DOMESTIC tyre companies may collectively be required to repay about Rs 180 crore to the Central Government on account of the latter's proposed move to amend the rules on utilisation of credit of additional excise duty (AED) paid on inputs for the payment of Cenvat duty on finished goods.

The Finance Bill 2004 of the UPA Government proposes to amend the Cenvat Credit Rules, 2002, with effect from March 1, 2003, to stipulate that only AED (Goods of Special Importance) paid on inputs on or after April 1, 2000 would be eligible for utilisation of payment of Cenvat duty.

This Budget proposal comes as a rude shock for the tyre industry, which was a beneficiary of the National Democratic Alliance (NDA) Government's move in Budget 2003 to allow the credit of AED (GSI) paid on inputs to be utilised for the payment of Cenvat duty.

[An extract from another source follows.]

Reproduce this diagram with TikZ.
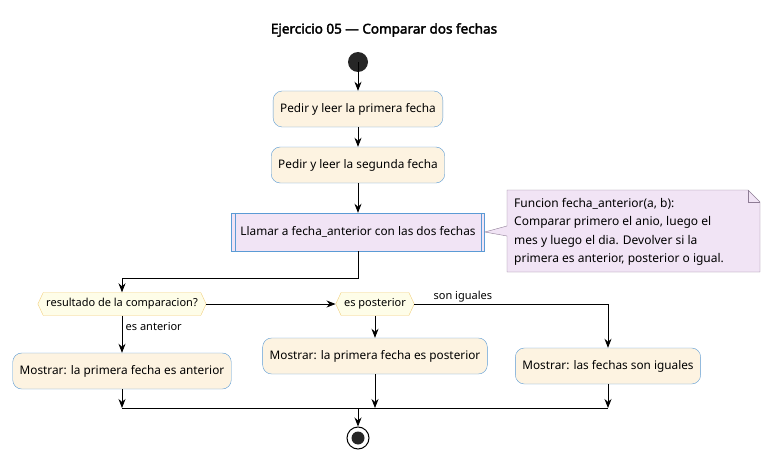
\documentclass[tikz,border=0pt]{standalone}
\usepackage{fontspec}
\setmainfont{Noto Sans}
\newfontfamily\titlefont{Noto Sans}[FakeBold=2.5]
\usetikzlibrary{arrows.meta,shapes.geometric,shapes.symbols,positioning}
\definecolor{actfill}{HTML}{FDF3E1}
\definecolor{actline}{HTML}{5B9BD5}
\definecolor{subfill}{HTML}{F1E4F5}
\definecolor{decfill}{HTML}{FEFDE8}
\definecolor{decline}{HTML}{F2CF7D}
\definecolor{noteline}{HTML}{8E7C95}
\tikzset{
  act/.style={draw=actline,fill=actfill,rounded corners=9pt,inner xsep=7pt,minimum height=36pt,font=\fontsize{11.8}{14}\selectfont},
  dec/.style={draw=decline,fill=decfill,signal,signal to=west and east,signal pointer angle=130,inner xsep=3pt,minimum height=23pt,font=\fontsize{11}{13}\selectfont},
  flow/.style={-{Stealth[length=9pt,width=7pt]},line width=0.8pt},
  line/.style={line width=0.8pt},
  lbl/.style={font=\fontsize{11}{13}\selectfont}
}
\begin{document}
\begin{tikzpicture}[x=1pt,y=-1pt]
   \useasboundingbox (0,0) rectangle (769,460);
   \node [font=\titlefont\fontsize{13.5}{16}\selectfont] (title) at (384,30) {Ejercicio 05 — Comparar dos fechas};
   \fill [black!85] (358,62) circle (10) coordinate (start);
   \node [act] (leer1) at (358,109) {Pedir y leer la primera fecha};
   \node [act] (leer2) at (358,165) {Pedir y leer la segunda fecha};
   \node [act,fill=subfill,rounded corners=0pt,minimum height=38pt,inner xsep=9pt] (llamar) at (358,232) {Llamar a fecha\_anterior con las dos fechas};
   \draw [actline] ([xshift=4pt]llamar.north west) -- ([xshift=4pt]llamar.south west)
                   ([xshift=-4pt]llamar.north east) -- ([xshift=-4pt]llamar.south east);
   % nota
   \draw [noteline,fill=subfill] (507,190) -- (748,190) -- (760,202) -- (760,272) -- (507,272) -- (507,236) -- (llamar.east) -- (507,226) -- cycle;
   \draw [noteline] (748,190) -- (748,202) -- (760,202);
   \node [align=left,anchor=north west,inner sep=0pt,font=\fontsize{12}{18.5}\selectfont] (nota) at (514,198)
     {Funcion fecha\_anterior(a, b):\\Comparar primero el anio, luego el\\mes y luego el dia. Devolver si la\\primera es anterior, posterior o igual.};
   % decisiones
   \node [dec] (cmp) at (122,304) {resultado de la comparacion?};
   \node [dec] (post) at (375,304) {es posterior};
   \node [act] (ant) at (122,371) {Mostrar: la primera fecha es anterior};
   \node [act] (mpost) at (375,356) {Mostrar: la primera fecha es posterior};
   \node [act] (igual) at (608,366) {Mostrar: las fechas son iguales};
   \coordinate (join) at (375,408);
   \node [circle,draw,line width=1pt,minimum size=22pt,inner sep=0pt] (fin) at (358,438) {};
   \fill [black!85] (fin) circle (6.5);
   % flechas
   \draw [flow] (start) -- (leer1);
   \draw [flow] (leer1) -- (leer2);
   \draw [flow] (leer2) -- (llamar);
   \draw [flow] (llamar.south) |- (122,278) -- (cmp.north);
   \draw [flow] (cmp.east) -- (post.west);
   \draw [flow] (cmp.south) -- node [lbl,right,pos=0.3] {es anterior} (ant.north);
   \draw [flow] (post.south) -- (mpost.north);
   \draw [flow] (post.east) -- node [lbl,above,pos=0.25,inner sep=1pt] {son iguales} (608,304) -- (igual.north);
   \draw [flow] (ant.south) -- (ant.south |- join);
   \draw [flow] (mpost.south) -- (join);
   \draw [flow] (igual.south) -- (igual.south |- join);
   \draw [line] (ant.south |- join) -- (igual.south |- join);
   \draw [flow] (358,408) -- (fin.north);
\end{tikzpicture}
\end{document}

Prior to the NDA Government's decision, AED (GSI) paid on inputs could be taken as credit only against AED, if any, payable on the finished goods. For tyre companies, there was no AED (GSI) on tyres and therefore the AED (GSI) paid on nylon tyre cord fabric (NTCF) could not be utilised for payment of Cenvat duty on tyres.

With a bonanza coming their way in the Budget 2003, tyre companies utilised the AED (GSI) that had been paid on NTCF and accumulated as credit since 1995 towards the payment of Cenvat duty on tyres.

Informed sources said that in all about Rs 350-400 crore of AED (GSI) on NTCF were utilised by the tyre companies last year (2003-04) for payment of Cenvat duty.

"If one were to apply the new cut off date of April 1, 2000 proposed in the Budget presented by the UPA Government, then tyre companies would have to repay about Rs 180 crore. What is now being proposed is not fair, as the tyre companies have already paid their income taxes and dividends on the basis of this adjustment," a senior tyre industry official said.

A senior Finance Ministry official, however, defended the proposed move, claiming that there was no intent on part of the Government to give such a benefit to the industry for those five years (1995-2000).